There are two words I have never heard anyone use to describe me: silent and still.
My kids might tell you I cry out for silence and stillness all day, every day. But silence and stillness are disciplines that I have to be very intentional about practicing, myself.
Recently my husband and I faced a rather large decision and it needed to be made quickly.
Usually I am quite capable and confident in my decision-making skills. I am a voracious researcher, lover of analysis, processor extraordinaire. I am the type of person to read every review, pore over manuals, investigate, and make an informed decision. I can even do this very quickly when the situation calls for it.
But this time … this time I was stuck.
I didn’t know where to begin processing. I was overwhelmed with the weight of the decision and how it would affect our family. I was unacquainted with this version of myself and unnerved by my own hesitancy. Not knowing which way was the right way, or even what I wanted to do, I was lost.
Paralyzed by uncertainty, my confidence faltered.
What’s more … what’s worse … I had some sense of which direction God was leading me. And I didn’t like it. Didn’t want to face it. Didn’t want His opinion if it differed from mine, thank you very much. I was like a cat being dunked into a bucket of cold water, clawing the sides in resistance.
In prayer, I clearly heard God tell me to be silent and still. To not analyze, not research. But to dwell in the uncertainty, trust Him and let Him show me the way.
This was FOREIGN territory for me. I grumbled to God that I would try my best, but respectfully reminded Him we were on a deadline, here. And I didn’t have forty years.

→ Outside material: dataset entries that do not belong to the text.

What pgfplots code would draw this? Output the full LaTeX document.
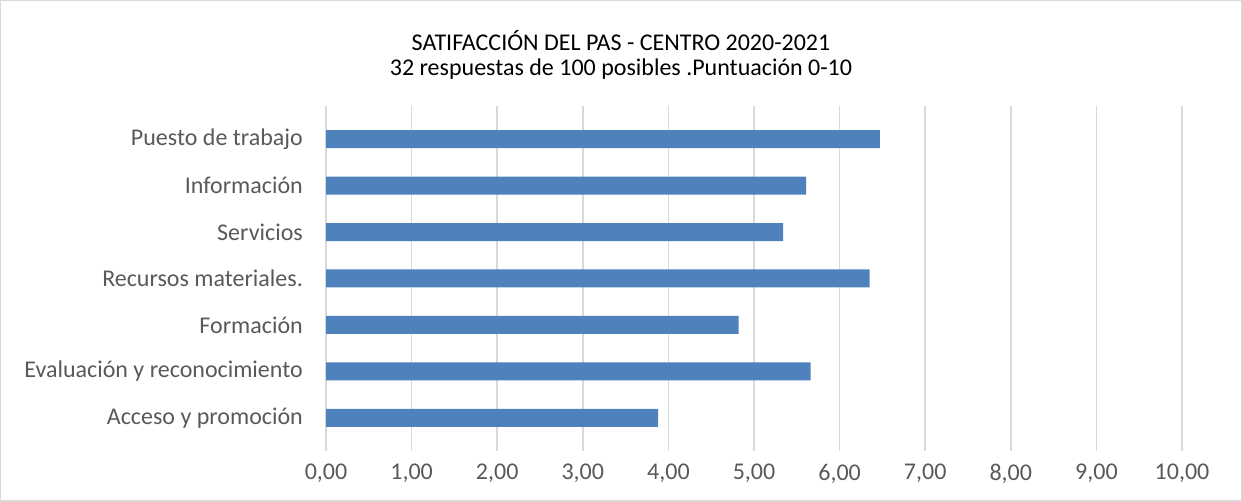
\documentclass[border=0pt]{standalone}
\usepackage{fontspec}
\setmainfont{Carlito}
\usepackage{pgfplots}
\pgfplotsset{compat=1.18}
\definecolor{barblue}{HTML}{4F81BD}
\definecolor{gridgray}{HTML}{D9D9D9}
\definecolor{txtgray}{HTML}{595959}
\begin{document}
\fontsize{24bp}{28bp}\selectfont
\begin{tikzpicture}[x=1bp,y=1bp]
\draw[gridgray, line width=1.5bp] (0.75,0.75) rectangle (1241.25,501.25);
\node[text=black] at (621,461) {SATIFACCIÓN DEL PAS - CENTRO 2020-2021};
\node[text=black] at (621,433) {32 respuestas de 100 posibles .Puntuación 0-10};
\begin{axis}[
  at={(326bp,61bp)}, anchor=south west,
  scale only axis, width=856bp, height=325bp,
  xmin=0, xmax=10, ymin=-0.5, ymax=6.5,
  xbar, bar width=18bp,
  xtick={0,1,...,10}, ytick={0,1,...,6},
  yticklabels={Acceso y promoción, Evaluación y reconocimiento, Formación, Recursos materiales., Servicios, Información, Puesto de trabajo},
  xmajorgrids, grid style={gridgray, line width=1.5bp},
  axis line style={draw=none},
  tick align=outside, major tick length=10bp,
  x tick style={gridgray, line width=1.5bp},
  y tick style={draw=none},
  tick label style={text=txtgray, font=\fontsize{24bp}{28bp}\selectfont},
  y tick label style={xshift=-5bp},
  x tick label style={yshift=-5bp},
  /pgf/number format/.cd, fixed, fixed zerofill, precision=2, use comma, assume math mode=true,
]
\addplot[fill=barblue, draw=none] coordinates {
(3.88,0) (5.66,1) (4.82,2) (6.35,3) (5.34,4) (5.61,5) (6.47,6)
};
\end{axis}
\end{tikzpicture}
\end{document}
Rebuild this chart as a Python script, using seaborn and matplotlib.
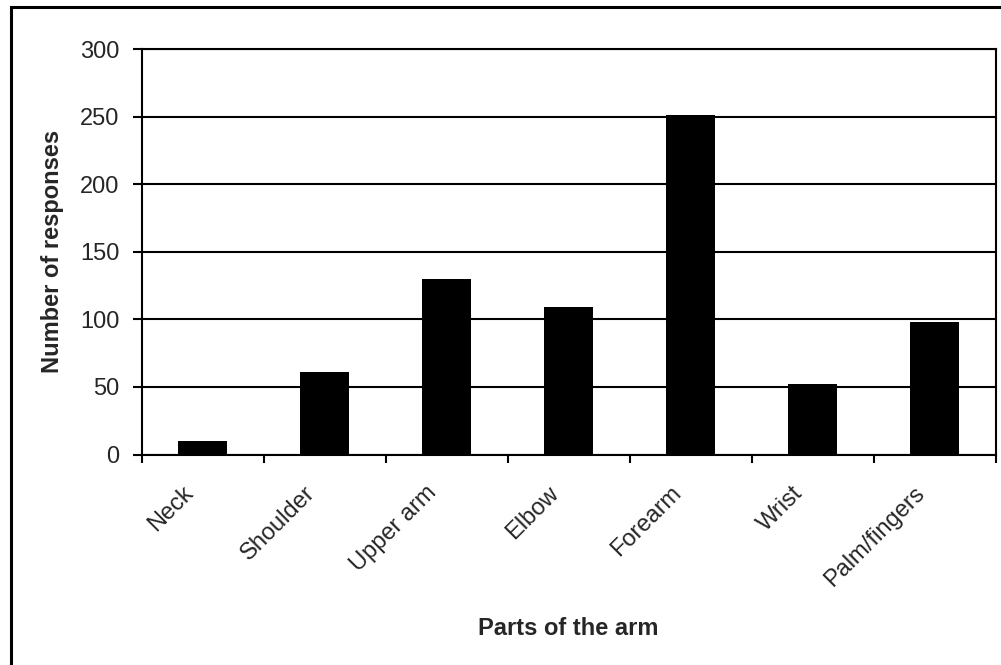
import matplotlib
matplotlib.use("Agg")
import matplotlib.pyplot as plt
import matplotlib.transforms as mtransforms
import seaborn as sns
import pandas as pd
from matplotlib.patches import Rectangle

categories = ["Neck", "Shoulder", "Upper arm", "Elbow", "Forearm", "Wrist", "Palm/fingers"]
responses = [10, 61, 130, 109, 251, 52, 98]
y_ticks = [0, 50, 100, 150, 200, 250, 300]

sns.set_theme(style="white")
plt.rcParams['font.family'] = ['Liberation Sans', 'DejaVu Sans']

df = pd.DataFrame({"part": categories, "n": responses})

fig = plt.figure(figsize=(10.01, 6.65), dpi=100)
ax = fig.add_axes([0.1416, 0.3165, 0.9947 - 0.1416, 0.9263 - 0.3165])

sns.barplot(data=df, x="part", y="n", color="black", width=0.405,
            saturation=1, edgecolor="none", linewidth=0, ax=ax, zorder=3)

ax.set_ylim(0, 300)
ax.set_xlim(-0.5, len(categories) - 0.5)
ax.set_yticks(y_ticks)
ax.set_yticklabels([str(v) for v in y_ticks], fontsize=17)
ax.yaxis.grid(True, color="black", linewidth=1.5, zorder=1)
ax.set_axisbelow(True)

for s in ["left", "bottom", "right", "top"]:
    ax.spines[s].set_visible(True)
    ax.spines[s].set_color("black")
    ax.spines[s].set_linewidth(1.5)

ax.tick_params(axis="y", which="major", direction="out", length=6.5, width=1.5,
               color="black", left=True, pad=9.5)
ax.set_xticks(range(len(categories)))
ax.set_xticklabels(categories, rotation=45, ha="right", rotation_mode="anchor",
                   fontsize=17)
ax.tick_params(axis="x", which="major", length=0, pad=14)
ax.set_xticks([i - 0.5 for i in range(len(categories) + 1)], minor=True)
ax.tick_params(axis="x", which="minor", direction="out", length=6, width=1.5,
               color="black", bottom=True)

shift = mtransforms.ScaledTranslation(-21 / 100, -8 / 100, fig.dpi_scale_trans)
for lab in ax.get_xticklabels():
    lab.set_transform(lab.get_transform() + shift)

ax.set_xlabel("Parts of the arm", fontsize=17, fontweight="bold", va="center")
ax.xaxis.set_label_coords(0.5, -0.428)
ax.set_ylabel("Number of responses", fontsize=17, fontweight="bold", va="center")
ax.yaxis.set_label_coords(-0.104, 0.5)

fig.patches.append(Rectangle((10.5 / 1001, -0.1), 1.2, 1.1 - 7.5 / 665,
                             transform=fig.transFigure, fill=False,
                             edgecolor="black", linewidth=2.2))

fig.savefig("out.png", dpi=100, facecolor="white")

I fully believe God gives us the ability to reason and freedom to exercise free will in our decisions. But there was no doubt He wanted me to shelve my methods – all of them – and completely, whole heartedly surrender this decision making process to Him.
So I obeyed and relinquished control with the same intensity I typically engage.
I did nothing. No research. No pros and cons. I didn’t process with friends. (I did ask for prayer.) I just rested my mind from anything having to do with the decision and entered into a period of waiting.
And God, He was so gentle with me. So kind. He took my hand and ever so slowly led me through this decision. In bite-sized pieces, one factor at a time, he revealed my objections and showed me the way. Every fear, every question, every hesitation … he answered for me. Completely, without any room for doubt.
This was so different from the way I rabidly attacked problems. Consuming them all at once. And when the deadline arrived, the decision was crystal clear.
Trust in the Lord with all your heart, and lean not on your own understanding. In all your ways, acknowledge Him, and he will make your path straight. Proverbs 3:5-6
I have known this verse by heart forever. And I believe it, especially in the macro of my life. But when given the opportunity to practice trust, often I don’t. Instead I find myself applying, 2: Timothy 1:7 which in the King James is, For God hath not given us the spirit of fear; but of power, and of love, and of a sound mind.
God did engage my sound mind as He revealed each facet in the decision. But it was in His timing, not mine. And during this time of quiet, I realized that if I’d rushed in, ran the analysis, processed with friends and researched this to death, then I really wasn’t trusting him at all with this decision. I was merely leaning on my own understanding.
This is what the Sovereign Lord, the Holy One of Israel, says: In repentance and rest is your salvation, in quietness and trust is your strength; but you would have none of it. Isaiah 30:15
I think as a culture we tend to fall more into the category of, “you would have none of it” as it relates to rest, quietness, and trust. (And certainly repentance, but that is a whole different topic.) We value strength and confidence but rarely pair those qualities with rest, quietness and trust. Rather, we admire those who push, strive, and conquer.
But look closely at the meaning of each word in this statement:
In quietness and trust is your strength.
quietness: to keep silent, remain quiet, remain calm, at peace
trust: in the Hebrew this is translated as confidence
strength: power, might, achievement
So the message is: In quiet, calm, and peace you will find confidence and power. Not in self-reliance … no matter how capable you are.
CLICK HERE to subscribe to the Favorite Things letter and receive a free printable.
God’s word is always true. And when I practiced silence and trust, pressing solely into God, a deeper, stronger sense of certainty arose in my spirit. In quietness I found confidence and strength. And God not only led me, He affirmed the decision over and over. I have incredible peace and trust in His plan. And unending gratitude for God patiently showing me – yet again – that His way is always best.